# Data block:

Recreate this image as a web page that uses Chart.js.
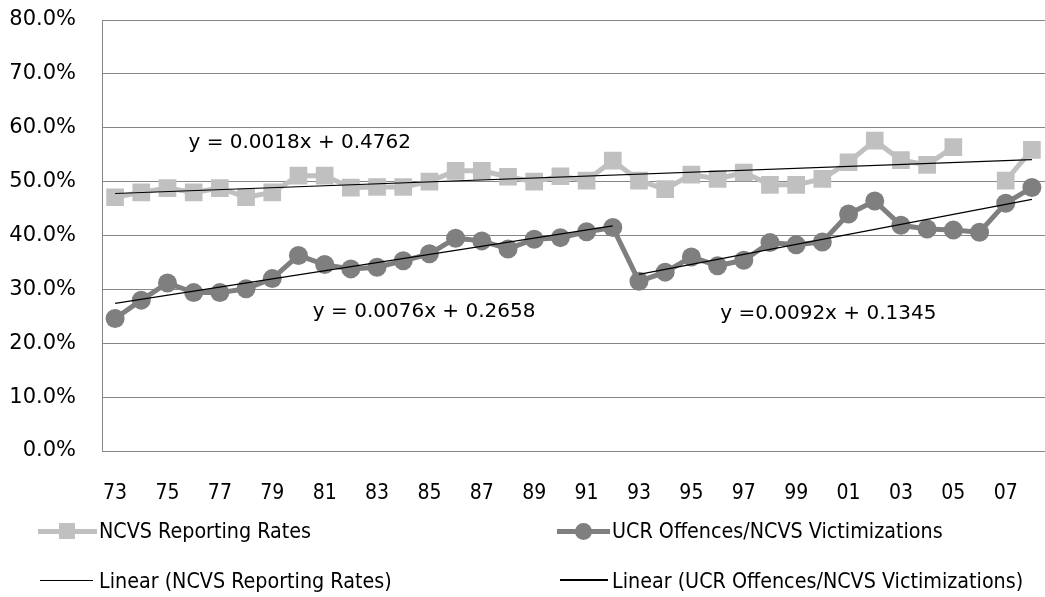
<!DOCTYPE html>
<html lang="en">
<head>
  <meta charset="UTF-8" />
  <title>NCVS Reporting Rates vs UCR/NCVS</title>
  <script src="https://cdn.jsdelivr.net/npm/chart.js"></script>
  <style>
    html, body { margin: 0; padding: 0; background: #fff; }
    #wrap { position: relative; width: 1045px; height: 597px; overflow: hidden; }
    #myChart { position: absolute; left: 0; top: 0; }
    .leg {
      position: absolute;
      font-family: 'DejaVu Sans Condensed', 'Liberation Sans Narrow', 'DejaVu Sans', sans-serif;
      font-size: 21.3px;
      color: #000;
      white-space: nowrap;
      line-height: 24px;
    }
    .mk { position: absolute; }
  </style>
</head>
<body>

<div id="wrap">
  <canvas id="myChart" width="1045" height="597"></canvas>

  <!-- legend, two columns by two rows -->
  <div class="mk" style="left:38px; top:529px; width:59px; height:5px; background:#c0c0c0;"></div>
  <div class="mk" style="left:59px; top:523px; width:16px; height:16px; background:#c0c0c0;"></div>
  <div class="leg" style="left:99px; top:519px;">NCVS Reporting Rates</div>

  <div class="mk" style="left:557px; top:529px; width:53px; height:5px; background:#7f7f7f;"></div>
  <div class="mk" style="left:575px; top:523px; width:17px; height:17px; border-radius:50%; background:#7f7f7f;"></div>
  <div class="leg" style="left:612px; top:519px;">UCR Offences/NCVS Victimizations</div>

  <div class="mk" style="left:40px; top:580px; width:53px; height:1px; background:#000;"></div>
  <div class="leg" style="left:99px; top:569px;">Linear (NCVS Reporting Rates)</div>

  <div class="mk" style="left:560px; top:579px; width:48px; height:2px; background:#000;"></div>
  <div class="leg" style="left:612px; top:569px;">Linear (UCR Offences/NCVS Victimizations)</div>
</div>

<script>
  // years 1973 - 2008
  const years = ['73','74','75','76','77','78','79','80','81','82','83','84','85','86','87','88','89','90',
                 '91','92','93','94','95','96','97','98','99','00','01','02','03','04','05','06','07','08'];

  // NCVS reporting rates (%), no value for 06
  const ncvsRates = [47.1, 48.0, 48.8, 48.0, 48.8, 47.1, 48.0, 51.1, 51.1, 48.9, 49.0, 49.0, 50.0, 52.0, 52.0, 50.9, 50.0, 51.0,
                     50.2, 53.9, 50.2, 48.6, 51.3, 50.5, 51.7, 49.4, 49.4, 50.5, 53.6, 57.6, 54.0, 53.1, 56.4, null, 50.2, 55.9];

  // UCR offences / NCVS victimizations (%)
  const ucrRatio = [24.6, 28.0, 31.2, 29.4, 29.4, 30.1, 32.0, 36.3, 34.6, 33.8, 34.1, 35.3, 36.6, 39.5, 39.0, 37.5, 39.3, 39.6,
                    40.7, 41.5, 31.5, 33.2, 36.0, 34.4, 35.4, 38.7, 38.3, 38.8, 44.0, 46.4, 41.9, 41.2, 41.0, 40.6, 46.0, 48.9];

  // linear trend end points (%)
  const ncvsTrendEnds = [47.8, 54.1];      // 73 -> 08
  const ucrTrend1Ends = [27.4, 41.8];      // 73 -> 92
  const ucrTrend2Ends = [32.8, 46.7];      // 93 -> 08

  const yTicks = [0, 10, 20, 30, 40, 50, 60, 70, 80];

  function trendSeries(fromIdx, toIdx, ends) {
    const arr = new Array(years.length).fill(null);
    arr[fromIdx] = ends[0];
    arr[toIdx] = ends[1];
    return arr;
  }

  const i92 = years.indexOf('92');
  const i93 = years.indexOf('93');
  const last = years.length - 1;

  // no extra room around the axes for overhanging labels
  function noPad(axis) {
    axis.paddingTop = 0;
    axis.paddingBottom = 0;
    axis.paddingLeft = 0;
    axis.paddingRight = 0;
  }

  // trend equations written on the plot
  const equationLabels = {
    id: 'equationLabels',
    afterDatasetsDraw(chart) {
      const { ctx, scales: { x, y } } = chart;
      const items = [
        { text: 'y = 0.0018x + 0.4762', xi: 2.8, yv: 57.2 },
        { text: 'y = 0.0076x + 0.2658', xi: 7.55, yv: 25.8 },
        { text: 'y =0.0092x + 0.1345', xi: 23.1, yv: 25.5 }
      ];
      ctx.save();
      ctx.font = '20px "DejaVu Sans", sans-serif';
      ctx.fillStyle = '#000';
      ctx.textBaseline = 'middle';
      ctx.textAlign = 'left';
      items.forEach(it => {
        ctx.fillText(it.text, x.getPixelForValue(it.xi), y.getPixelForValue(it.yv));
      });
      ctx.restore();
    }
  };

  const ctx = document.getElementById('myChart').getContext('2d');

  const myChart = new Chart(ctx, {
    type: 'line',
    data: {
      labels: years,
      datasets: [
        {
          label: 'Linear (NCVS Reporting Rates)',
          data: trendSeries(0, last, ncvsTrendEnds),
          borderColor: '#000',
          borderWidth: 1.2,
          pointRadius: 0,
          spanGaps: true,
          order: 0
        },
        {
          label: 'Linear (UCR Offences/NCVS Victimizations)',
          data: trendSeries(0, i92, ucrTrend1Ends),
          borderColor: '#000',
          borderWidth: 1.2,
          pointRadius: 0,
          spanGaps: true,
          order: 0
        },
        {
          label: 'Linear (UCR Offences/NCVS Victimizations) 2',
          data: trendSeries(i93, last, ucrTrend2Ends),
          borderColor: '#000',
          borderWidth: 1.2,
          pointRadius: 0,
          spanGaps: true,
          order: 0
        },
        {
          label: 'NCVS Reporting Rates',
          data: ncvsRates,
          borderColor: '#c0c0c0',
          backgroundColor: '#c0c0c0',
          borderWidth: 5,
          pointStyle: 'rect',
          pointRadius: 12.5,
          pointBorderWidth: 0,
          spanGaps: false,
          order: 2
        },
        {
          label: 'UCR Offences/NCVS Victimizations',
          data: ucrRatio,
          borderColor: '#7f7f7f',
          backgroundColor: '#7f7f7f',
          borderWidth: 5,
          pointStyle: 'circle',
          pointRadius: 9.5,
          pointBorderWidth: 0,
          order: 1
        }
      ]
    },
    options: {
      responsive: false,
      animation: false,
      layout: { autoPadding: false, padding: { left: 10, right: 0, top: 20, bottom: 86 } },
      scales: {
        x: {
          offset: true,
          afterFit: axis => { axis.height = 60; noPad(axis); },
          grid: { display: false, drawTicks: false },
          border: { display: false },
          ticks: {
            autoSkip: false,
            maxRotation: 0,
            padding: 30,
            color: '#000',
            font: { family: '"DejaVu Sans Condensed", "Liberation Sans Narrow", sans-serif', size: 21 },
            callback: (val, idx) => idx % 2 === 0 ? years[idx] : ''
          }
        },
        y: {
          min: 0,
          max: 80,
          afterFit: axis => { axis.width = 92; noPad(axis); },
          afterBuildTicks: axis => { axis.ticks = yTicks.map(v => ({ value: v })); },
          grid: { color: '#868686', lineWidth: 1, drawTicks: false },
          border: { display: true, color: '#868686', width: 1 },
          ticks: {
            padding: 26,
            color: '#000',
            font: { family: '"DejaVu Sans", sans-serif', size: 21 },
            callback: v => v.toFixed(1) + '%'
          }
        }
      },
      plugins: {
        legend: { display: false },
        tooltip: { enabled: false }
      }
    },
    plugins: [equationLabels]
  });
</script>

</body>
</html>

# Instructions to follow:
Leave out the pictures and transcribe everything else exactly.

# Task response:
Recreate this image as a web page that uses Chart.js.
<!DOCTYPE html>
<html lang="en">
<head>
  <meta charset="UTF-8" />
  <title>NCVS Reporting Rates vs UCR/NCVS</title>
  <script src="https://cdn.jsdelivr.net/npm/chart.js"></script>
  <style>
    html, body { margin: 0; padding: 0; background: #fff; }
    #wrap { position: relative; width: 1045px; height: 597px; overflow: hidden; }
    #myChart { position: absolute; left: 0; top: 0; }
    .leg {
      position: absolute;
      font-family: 'DejaVu Sans Condensed', 'Liberation Sans Narrow', 'DejaVu Sans', sans-serif;
      font-size: 21.3px;
      color: #000;
      white-space: nowrap;
      line-height: 24px;
    }
    .mk { position: absolute; }
  </style>
</head>
<body>

<div id="wrap">
  <canvas id="myChart" width="1045" height="597"></canvas>

  <!-- legend, two columns by two rows -->
  <div class="mk" style="left:38px; top:529px; width:59px; height:5px; background:#c0c0c0;"></div>
  <div class="mk" style="left:59px; top:523px; width:16px; height:16px; background:#c0c0c0;"></div>
  <div class="leg" style="left:99px; top:519px;">NCVS Reporting Rates</div>

  <div class="mk" style="left:557px; top:529px; width:53px; height:5px; background:#7f7f7f;"></div>
  <div class="mk" style="left:575px; top:523px; width:17px; height:17px; border-radius:50%; background:#7f7f7f;"></div>
  <div class="leg" style="left:612px; top:519px;">UCR Offences/NCVS Victimizations</div>

  <div class="mk" style="left:40px; top:580px; width:53px; height:1px; background:#000;"></div>
  <div class="leg" style="left:99px; top:569px;">Linear (NCVS Reporting Rates)</div>

  <div class="mk" style="left:560px; top:579px; width:48px; height:2px; background:#000;"></div>
  <div class="leg" style="left:612px; top:569px;">Linear (UCR Offences/NCVS Victimizations)</div>
</div>

<script>
  // years 1973 - 2008
  const years = ['73','74','75','76','77','78','79','80','81','82','83','84','85','86','87','88','89','90',
                 '91','92','93','94','95','96','97','98','99','00','01','02','03','04','05','06','07','08'];

  // NCVS reporting rates (%), no value for 06
  const ncvsRates = [47.1, 48.0, 48.8, 48.0, 48.8, 47.1, 48.0, 51.1, 51.1, 48.9, 49.0, 49.0, 50.0, 52.0, 52.0, 50.9, 50.0, 51.0,
                     50.2, 53.9, 50.2, 48.6, 51.3, 50.5, 51.7, 49.4, 49.4, 50.5, 53.6, 57.6, 54.0, 53.1, 56.4, null, 50.2, 55.9];

  // UCR offences / NCVS victimizations (%)
  const ucrRatio = [24.6, 28.0, 31.2, 29.4, 29.4, 30.1, 32.0, 36.3, 34.6, 33.8, 34.1, 35.3, 36.6, 39.5, 39.0, 37.5, 39.3, 39.6,
                    40.7, 41.5, 31.5, 33.2, 36.0, 34.4, 35.4, 38.7, 38.3, 38.8, 44.0, 46.4, 41.9, 41.2, 41.0, 40.6, 46.0, 48.9];

  // linear trend end points (%)
  const ncvsTrendEnds = [47.8, 54.1];      // 73 -> 08
  const ucrTrend1Ends = [27.4, 41.8];      // 73 -> 92
  const ucrTrend2Ends = [32.8, 46.7];      // 93 -> 08

  const yTicks = [0, 10, 20, 30, 40, 50, 60, 70, 80];

  function trendSeries(fromIdx, toIdx, ends) {
    const arr = new Array(years.length).fill(null);
    arr[fromIdx] = ends[0];
    arr[toIdx] = ends[1];
    return arr;
  }

  const i92 = years.indexOf('92');
  const i93 = years.indexOf('93');
  const last = years.length - 1;

  // no extra room around the axes for overhanging labels
  function noPad(axis) {
    axis.paddingTop = 0;
    axis.paddingBottom = 0;
    axis.paddingLeft = 0;
    axis.paddingRight = 0;
  }

  // trend equations written on the plot
  const equationLabels = {
    id: 'equationLabels',
    afterDatasetsDraw(chart) {
      const { ctx, scales: { x, y } } = chart;
      const items = [
        { text: 'y = 0.0018x + 0.4762', xi: 2.8, yv: 57.2 },
        { text: 'y = 0.0076x + 0.2658', xi: 7.55, yv: 25.8 },
        { text: 'y =0.0092x + 0.1345', xi: 23.1, yv: 25.5 }
      ];
      ctx.save();
      ctx.font = '20px "DejaVu Sans", sans-serif';
      ctx.fillStyle = '#000';
      ctx.textBaseline = 'middle';
      ctx.textAlign = 'left';
      items.forEach(it => {
        ctx.fillText(it.text, x.getPixelForValue(it.xi), y.getPixelForValue(it.yv));
      });
      ctx.restore();
    }
  };

  const ctx = document.getElementById('myChart').getContext('2d');

  const myChart = new Chart(ctx, {
    type: 'line',
    data: {
      labels: years,
      datasets: [
        {
          label: 'Linear (NCVS Reporting Rates)',
          data: trendSeries(0, last, ncvsTrendEnds),
          borderColor: '#000',
          borderWidth: 1.2,
          pointRadius: 0,
          spanGaps: true,
          order: 0
        },
        {
          label: 'Linear (UCR Offences/NCVS Victimizations)',
          data: trendSeries(0, i92, ucrTrend1Ends),
          borderColor: '#000',
          borderWidth: 1.2,
          pointRadius: 0,
          spanGaps: true,
          order: 0
        },
        {
          label: 'Linear (UCR Offences/NCVS Victimizations) 2',
          data: trendSeries(i93, last, ucrTrend2Ends),
          borderColor: '#000',
          borderWidth: 1.2,
          pointRadius: 0,
          spanGaps: true,
          order: 0
        },
        {
          label: 'NCVS Reporting Rates',
          data: ncvsRates,
          borderColor: '#c0c0c0',
          backgroundColor: '#c0c0c0',
          borderWidth: 5,
          pointStyle: 'rect',
          pointRadius: 12.5,
          pointBorderWidth: 0,
          spanGaps: false,
          order: 2
        },
        {
          label: 'UCR Offences/NCVS Victimizations',
          data: ucrRatio,
          borderColor: '#7f7f7f',
          backgroundColor: '#7f7f7f',
          borderWidth: 5,
          pointStyle: 'circle',
          pointRadius: 9.5,
          pointBorderWidth: 0,
          order: 1
        }
      ]
    },
    options: {
      responsive: false,
      animation: false,
      layout: { autoPadding: false, padding: { left: 10, right: 0, top: 20, bottom: 86 } },
      scales: {
        x: {
          offset: true,
          afterFit: axis => { axis.height = 60; noPad(axis); },
          grid: { display: false, drawTicks: false },
          border: { display: false },
          ticks: {
            autoSkip: false,
            maxRotation: 0,
            padding: 30,
            color: '#000',
            font: { family: '"DejaVu Sans Condensed", "Liberation Sans Narrow", sans-serif', size: 21 },
            callback: (val, idx) => idx % 2 === 0 ? years[idx] : ''
          }
        },
        y: {
          min: 0,
          max: 80,
          afterFit: axis => { axis.width = 92; noPad(axis); },
          afterBuildTicks: axis => { axis.ticks = yTicks.map(v => ({ value: v })); },
          grid: { color: '#868686', lineWidth: 1, drawTicks: false },
          border: { display: true, color: '#868686', width: 1 },
          ticks: {
            padding: 26,
            color: '#000',
            font: { family: '"DejaVu Sans", sans-serif', size: 21 },
            callback: v => v.toFixed(1) + '%'
          }
        }
      },
      plugins: {
        legend: { display: false },
        tooltip: { enabled: false }
      }
    },
    plugins: [equationLabels]
  });
</script>

</body>
</html>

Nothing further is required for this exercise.